One of the things I looked forward to the most about my Jerusalem visit was seeing the Immovable Ladder in person.
The Church of the Holy Sepulchre is home to many things that are sacred to many different religions. This isn’t a church like you or I usually think of churches – even just calling it a church is the understatement of the millennia. It’s built around the site of the crucifixion, Jesus’s tomb, and four of the Stations of the Cross.
Look slowly at the outside of the building. Notice the different stones and styles. It’s been pieced together slowly over the last couple thousand years like an architectural version of Katamari Damacy:
And look closer at the two windows on the right. There’s a ladder underneath the right side window:
That’s the Immovable Ladder.
Oh it can move alright, but no one is allowed to move it.
See, the Church of the Holy Sepulchre is maintained by six different religions, and no one is allowed to do anything in this church without getting agreement from all of the other churches. They can’t replace paintings, resurface floors, raise signage, or fix the broken restrooms without building consensus first. And of course, every religion wants something for themselves in order to consider doing something for another religion.
This policy has a name: status quo. (No, seriously, that isn’t the generic term – it’s the actual name of their community territory agreement.)
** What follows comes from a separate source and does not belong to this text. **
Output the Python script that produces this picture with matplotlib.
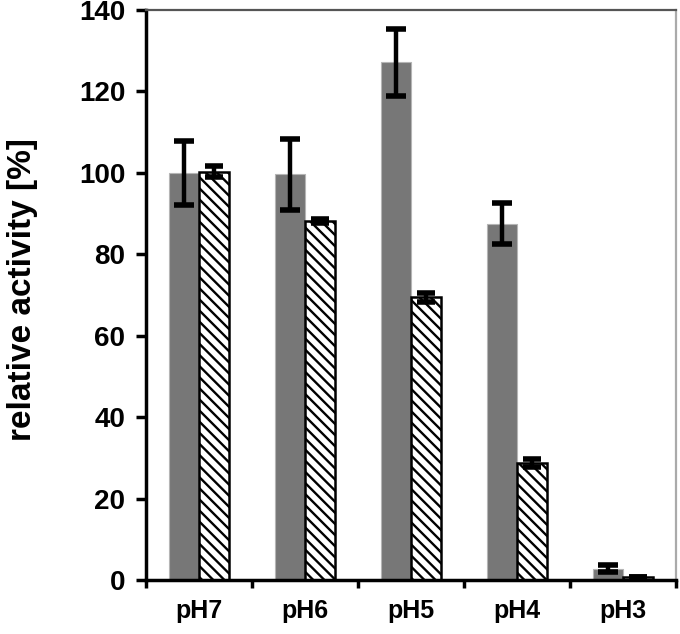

In the mid-1800s, someone leaned a ladder up against the Church. And there it’s remained, dating back through every modern photograph, painting, and drawing of the church, barring a few where the artists appear to have edited out the ladder for beauty.
It’s someone’s legacy.
Ever since I learned about the Immovable Ladder, it’s all I can think about when I see software being built. Are we building something that really solves a problem for someone? Or are we building something that, as soon as it’s built, we’re never going to be allowed to take it down without gathering consensus from a set of departments and users who never wanna agree about anything?
Or in other words, what can I do to avoid writing this new software?